TASK DETAILS – Go through the listing and set it down exactly, leaving out its pictures.
____ DATA
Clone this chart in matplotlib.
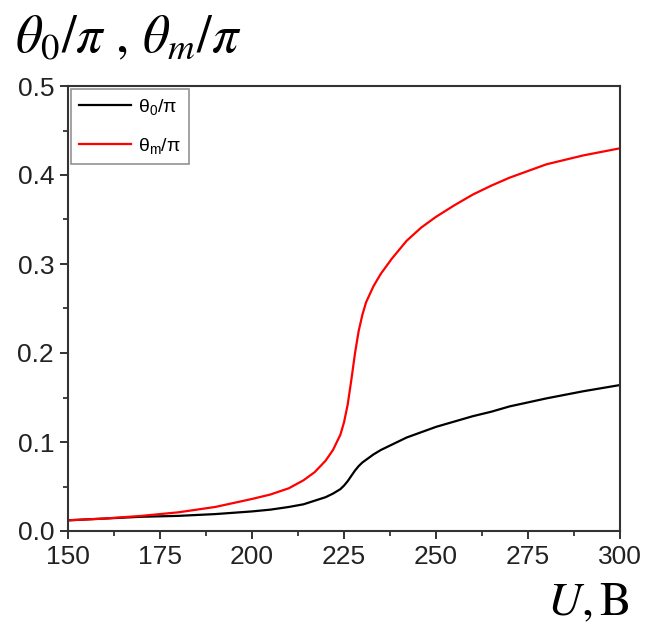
import matplotlib
matplotlib.use("Agg")
import matplotlib.pyplot as plt
from matplotlib.ticker import MultipleLocator

U = [150, 160, 170, 180, 190, 200, 205, 210, 214, 217, 220, 222, 224, 225, 226, 227,
     228, 229, 230, 231, 233, 235, 238, 242, 246, 250, 255, 260, 265, 270, 280, 290, 300]
theta_m = [0.012, 0.014, 0.017, 0.021, 0.027, 0.036, 0.041, 0.048, 0.057, 0.066,
           0.079, 0.091, 0.108, 0.122, 0.142, 0.170, 0.200, 0.225, 0.243, 0.257,
           0.275, 0.289, 0.306, 0.326, 0.341, 0.353, 0.366, 0.378, 0.388, 0.397,
           0.412, 0.422, 0.430]
theta_0 = [0.012, 0.014, 0.016, 0.017, 0.019, 0.022, 0.024, 0.027, 0.030, 0.034,
           0.038, 0.042, 0.047, 0.051, 0.056, 0.062, 0.068, 0.073, 0.077, 0.080,
           0.086, 0.091, 0.097, 0.105, 0.111, 0.117, 0.123, 0.129, 0.134, 0.140,
           0.149, 0.157, 0.164]
xticks = [150, 175, 200, 225, 250, 275, 300]
yticks = [0.0, 0.1, 0.2, 0.3, 0.4, 0.5]

plt.rcParams['font.family'] = ['Liberation Sans', 'DejaVu Sans']
plt.rcParams['mathtext.fontset'] = 'stix'

fig = plt.figure(figsize=(6.45, 6.35), dpi=100)
ax = fig.add_axes([68/645, 1-531/635, (620-68)/645, (531-86)/635])

ax.plot(U, theta_0, color='black', lw=1.6, label=r'$\mathregular{\theta_0/\pi}$')
ax.plot(U, theta_m, color='#ff0000', lw=1.6, label=r'$\mathregular{\theta_m/\pi}$')

ax.set_xlim(150, 300)
ax.set_ylim(0, 0.5)
ax.set_xticks(xticks)
ax.set_yticks(yticks)
ax.set_xticklabels([str(v) for v in xticks])
ax.set_yticklabels([f"{v:.1f}" for v in yticks])
ax.xaxis.set_minor_locator(MultipleLocator(12.5))
ax.yaxis.set_minor_locator(MultipleLocator(0.05))
ax.tick_params(which='major', direction='out', length=6, width=1.3, labelsize=19, colors='#222222', pad=4)
ax.tick_params(which='minor', direction='out', length=3.5, width=1.2, colors='#222222')
ax.tick_params(top=False, right=False, which='both')
for s in ax.spines.values():
    s.set_linewidth(1.5)
    s.set_color('#333333')

leg = ax.legend(loc='upper left', fontsize=14, frameon=True, fancybox=False,
                edgecolor='#777777', borderaxespad=0.15, handlelength=2.7,
                handletextpad=0.35, borderpad=0.4, labelspacing=1.0)
leg.get_frame().set_linewidth(1.2)

fig.text(15/645, 1-38/635, r'$\theta_0/\pi\ ,\,\theta_m/\pi$', fontsize=38, va='center', ha='left')
fig.text(630/645, 1-603/635, r'$U,\mathrm{B}$', fontsize=34, va='center', ha='right')

fig.savefig('out.png', dpi=100)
________
REPLY –
Clone this chart in matplotlib.
import matplotlib
matplotlib.use("Agg")
import matplotlib.pyplot as plt
from matplotlib.ticker import MultipleLocator

U = [150, 160, 170, 180, 190, 200, 205, 210, 214, 217, 220, 222, 224, 225, 226, 227,
     228, 229, 230, 231, 233, 235, 238, 242, 246, 250, 255, 260, 265, 270, 280, 290, 300]
theta_m = [0.012, 0.014, 0.017, 0.021, 0.027, 0.036, 0.041, 0.048, 0.057, 0.066,
           0.079, 0.091, 0.108, 0.122, 0.142, 0.170, 0.200, 0.225, 0.243, 0.257,
           0.275, 0.289, 0.306, 0.326, 0.341, 0.353, 0.366, 0.378, 0.388, 0.397,
           0.412, 0.422, 0.430]
theta_0 = [0.012, 0.014, 0.016, 0.017, 0.019, 0.022, 0.024, 0.027, 0.030, 0.034,
           0.038, 0.042, 0.047, 0.051, 0.056, 0.062, 0.068, 0.073, 0.077, 0.080,
           0.086, 0.091, 0.097, 0.105, 0.111, 0.117, 0.123, 0.129, 0.134, 0.140,
           0.149, 0.157, 0.164]
xticks = [150, 175, 200, 225, 250, 275, 300]
yticks = [0.0, 0.1, 0.2, 0.3, 0.4, 0.5]

plt.rcParams['font.family'] = ['Liberation Sans', 'DejaVu Sans']
plt.rcParams['mathtext.fontset'] = 'stix'

fig = plt.figure(figsize=(6.45, 6.35), dpi=100)
ax = fig.add_axes([68/645, 1-531/635, (620-68)/645, (531-86)/635])

ax.plot(U, theta_0, color='black', lw=1.6, label=r'$\mathregular{\theta_0/\pi}$')
ax.plot(U, theta_m, color='#ff0000', lw=1.6, label=r'$\mathregular{\theta_m/\pi}$')

ax.set_xlim(150, 300)
ax.set_ylim(0, 0.5)
ax.set_xticks(xticks)
ax.set_yticks(yticks)
ax.set_xticklabels([str(v) for v in xticks])
ax.set_yticklabels([f"{v:.1f}" for v in yticks])
ax.xaxis.set_minor_locator(MultipleLocator(12.5))
ax.yaxis.set_minor_locator(MultipleLocator(0.05))
ax.tick_params(which='major', direction='out', length=6, width=1.3, labelsize=19, colors='#222222', pad=4)
ax.tick_params(which='minor', direction='out', length=3.5, width=1.2, colors='#222222')
ax.tick_params(top=False, right=False, which='both')
for s in ax.spines.values():
    s.set_linewidth(1.5)
    s.set_color('#333333')

leg = ax.legend(loc='upper left', fontsize=14, frameon=True, fancybox=False,
                edgecolor='#777777', borderaxespad=0.15, handlelength=2.7,
                handletextpad=0.35, borderpad=0.4, labelspacing=1.0)
leg.get_frame().set_linewidth(1.2)

fig.text(15/645, 1-38/635, r'$\theta_0/\pi\ ,\,\theta_m/\pi$', fontsize=38, va='center', ha='left')
fig.text(630/645, 1-603/635, r'$U,\mathrm{B}$', fontsize=34, va='center', ha='right')

fig.savefig('out.png', dpi=100)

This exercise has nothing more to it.